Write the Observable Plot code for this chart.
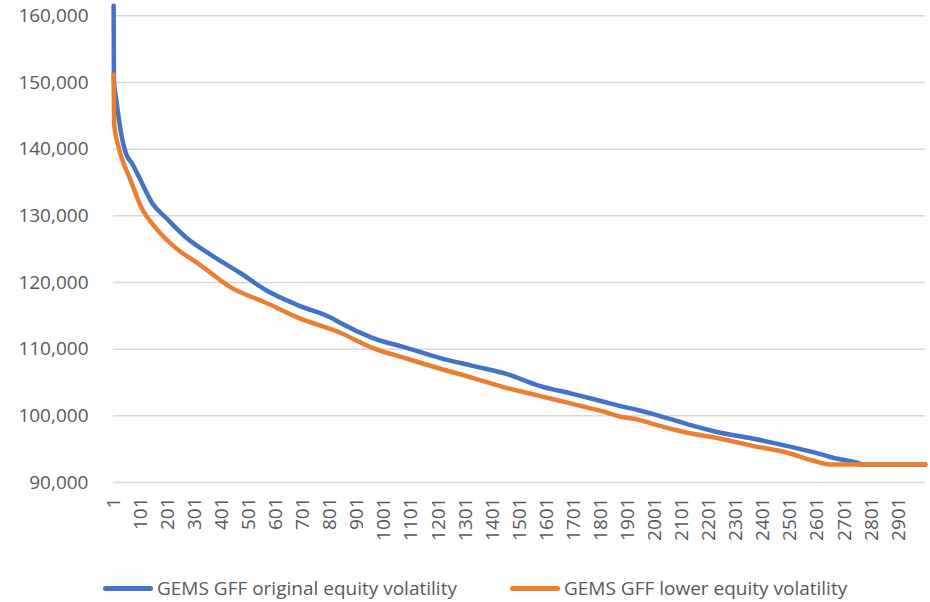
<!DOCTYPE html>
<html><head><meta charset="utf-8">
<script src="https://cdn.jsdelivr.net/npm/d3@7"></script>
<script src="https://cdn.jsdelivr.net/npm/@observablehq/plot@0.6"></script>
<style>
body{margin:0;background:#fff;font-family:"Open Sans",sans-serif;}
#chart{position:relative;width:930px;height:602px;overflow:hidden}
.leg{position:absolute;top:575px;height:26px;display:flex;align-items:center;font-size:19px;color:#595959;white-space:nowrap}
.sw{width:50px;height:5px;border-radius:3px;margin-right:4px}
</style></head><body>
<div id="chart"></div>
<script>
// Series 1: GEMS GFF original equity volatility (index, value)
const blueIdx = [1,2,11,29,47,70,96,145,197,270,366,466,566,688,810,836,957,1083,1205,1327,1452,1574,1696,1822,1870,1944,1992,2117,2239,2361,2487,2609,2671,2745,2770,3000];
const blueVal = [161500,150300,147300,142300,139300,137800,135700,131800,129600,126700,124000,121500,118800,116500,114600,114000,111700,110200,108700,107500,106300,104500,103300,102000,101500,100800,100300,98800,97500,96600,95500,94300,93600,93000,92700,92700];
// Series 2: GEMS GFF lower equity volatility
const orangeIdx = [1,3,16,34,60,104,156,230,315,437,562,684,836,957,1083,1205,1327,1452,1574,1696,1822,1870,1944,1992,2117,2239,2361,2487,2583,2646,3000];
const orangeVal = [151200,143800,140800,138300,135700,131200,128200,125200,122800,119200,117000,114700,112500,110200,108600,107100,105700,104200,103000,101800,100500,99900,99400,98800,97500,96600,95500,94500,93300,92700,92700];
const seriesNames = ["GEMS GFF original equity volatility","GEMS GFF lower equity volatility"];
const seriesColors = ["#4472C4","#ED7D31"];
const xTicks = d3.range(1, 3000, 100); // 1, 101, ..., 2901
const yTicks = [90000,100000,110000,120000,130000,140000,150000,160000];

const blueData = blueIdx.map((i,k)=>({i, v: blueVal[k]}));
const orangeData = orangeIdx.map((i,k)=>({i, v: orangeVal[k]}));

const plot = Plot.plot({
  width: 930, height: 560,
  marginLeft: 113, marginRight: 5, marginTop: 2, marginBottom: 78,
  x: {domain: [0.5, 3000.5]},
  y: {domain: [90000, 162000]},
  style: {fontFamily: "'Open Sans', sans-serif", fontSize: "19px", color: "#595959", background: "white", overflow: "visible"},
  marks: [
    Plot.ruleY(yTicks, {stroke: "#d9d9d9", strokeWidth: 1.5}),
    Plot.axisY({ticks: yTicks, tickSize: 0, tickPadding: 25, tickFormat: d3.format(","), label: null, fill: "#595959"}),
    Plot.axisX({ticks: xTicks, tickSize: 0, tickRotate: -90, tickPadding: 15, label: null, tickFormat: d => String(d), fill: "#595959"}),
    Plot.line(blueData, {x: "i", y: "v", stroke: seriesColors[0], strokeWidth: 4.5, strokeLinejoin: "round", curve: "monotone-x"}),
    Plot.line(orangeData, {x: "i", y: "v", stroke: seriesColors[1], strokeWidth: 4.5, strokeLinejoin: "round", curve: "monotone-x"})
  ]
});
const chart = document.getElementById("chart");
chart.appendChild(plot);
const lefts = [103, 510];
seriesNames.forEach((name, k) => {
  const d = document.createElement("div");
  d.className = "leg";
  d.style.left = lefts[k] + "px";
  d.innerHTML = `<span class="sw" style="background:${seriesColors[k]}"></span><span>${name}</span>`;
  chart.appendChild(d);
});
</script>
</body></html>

Problem description – The pictures should not be reproduced; quote all of the other material exactly.

Answer to the exercise –
Write the Observable Plot code for this chart.
<!DOCTYPE html>
<html><head><meta charset="utf-8">
<script src="https://cdn.jsdelivr.net/npm/d3@7"></script>
<script src="https://cdn.jsdelivr.net/npm/@observablehq/plot@0.6"></script>
<style>
body{margin:0;background:#fff;font-family:"Open Sans",sans-serif;}
#chart{position:relative;width:930px;height:602px;overflow:hidden}
.leg{position:absolute;top:575px;height:26px;display:flex;align-items:center;font-size:19px;color:#595959;white-space:nowrap}
.sw{width:50px;height:5px;border-radius:3px;margin-right:4px}
</style></head><body>
<div id="chart"></div>
<script>
// Series 1: GEMS GFF original equity volatility (index, value)
const blueIdx = [1,2,11,29,47,70,96,145,197,270,366,466,566,688,810,836,957,1083,1205,1327,1452,1574,1696,1822,1870,1944,1992,2117,2239,2361,2487,2609,2671,2745,2770,3000];
const blueVal = [161500,150300,147300,142300,139300,137800,135700,131800,129600,126700,124000,121500,118800,116500,114600,114000,111700,110200,108700,107500,106300,104500,103300,102000,101500,100800,100300,98800,97500,96600,95500,94300,93600,93000,92700,92700];
// Series 2: GEMS GFF lower equity volatility
const orangeIdx = [1,3,16,34,60,104,156,230,315,437,562,684,836,957,1083,1205,1327,1452,1574,1696,1822,1870,1944,1992,2117,2239,2361,2487,2583,2646,3000];
const orangeVal = [151200,143800,140800,138300,135700,131200,128200,125200,122800,119200,117000,114700,112500,110200,108600,107100,105700,104200,103000,101800,100500,99900,99400,98800,97500,96600,95500,94500,93300,92700,92700];
const seriesNames = ["GEMS GFF original equity volatility","GEMS GFF lower equity volatility"];
const seriesColors = ["#4472C4","#ED7D31"];
const xTicks = d3.range(1, 3000, 100); // 1, 101, ..., 2901
const yTicks = [90000,100000,110000,120000,130000,140000,150000,160000];

const blueData = blueIdx.map((i,k)=>({i, v: blueVal[k]}));
const orangeData = orangeIdx.map((i,k)=>({i, v: orangeVal[k]}));

const plot = Plot.plot({
  width: 930, height: 560,
  marginLeft: 113, marginRight: 5, marginTop: 2, marginBottom: 78,
  x: {domain: [0.5, 3000.5]},
  y: {domain: [90000, 162000]},
  style: {fontFamily: "'Open Sans', sans-serif", fontSize: "19px", color: "#595959", background: "white", overflow: "visible"},
  marks: [
    Plot.ruleY(yTicks, {stroke: "#d9d9d9", strokeWidth: 1.5}),
    Plot.axisY({ticks: yTicks, tickSize: 0, tickPadding: 25, tickFormat: d3.format(","), label: null, fill: "#595959"}),
    Plot.axisX({ticks: xTicks, tickSize: 0, tickRotate: -90, tickPadding: 15, label: null, tickFormat: d => String(d), fill: "#595959"}),
    Plot.line(blueData, {x: "i", y: "v", stroke: seriesColors[0], strokeWidth: 4.5, strokeLinejoin: "round", curve: "monotone-x"}),
    Plot.line(orangeData, {x: "i", y: "v", stroke: seriesColors[1], strokeWidth: 4.5, strokeLinejoin: "round", curve: "monotone-x"})
  ]
});
const chart = document.getElementById("chart");
chart.appendChild(plot);
const lefts = [103, 510];
seriesNames.forEach((name, k) => {
  const d = document.createElement("div");
  d.className = "leg";
  d.style.left = lefts[k] + "px";
  d.innerHTML = `<span class="sw" style="background:${seriesColors[k]}"></span><span>${name}</span>`;
  chart.appendChild(d);
});
</script>
</body></html>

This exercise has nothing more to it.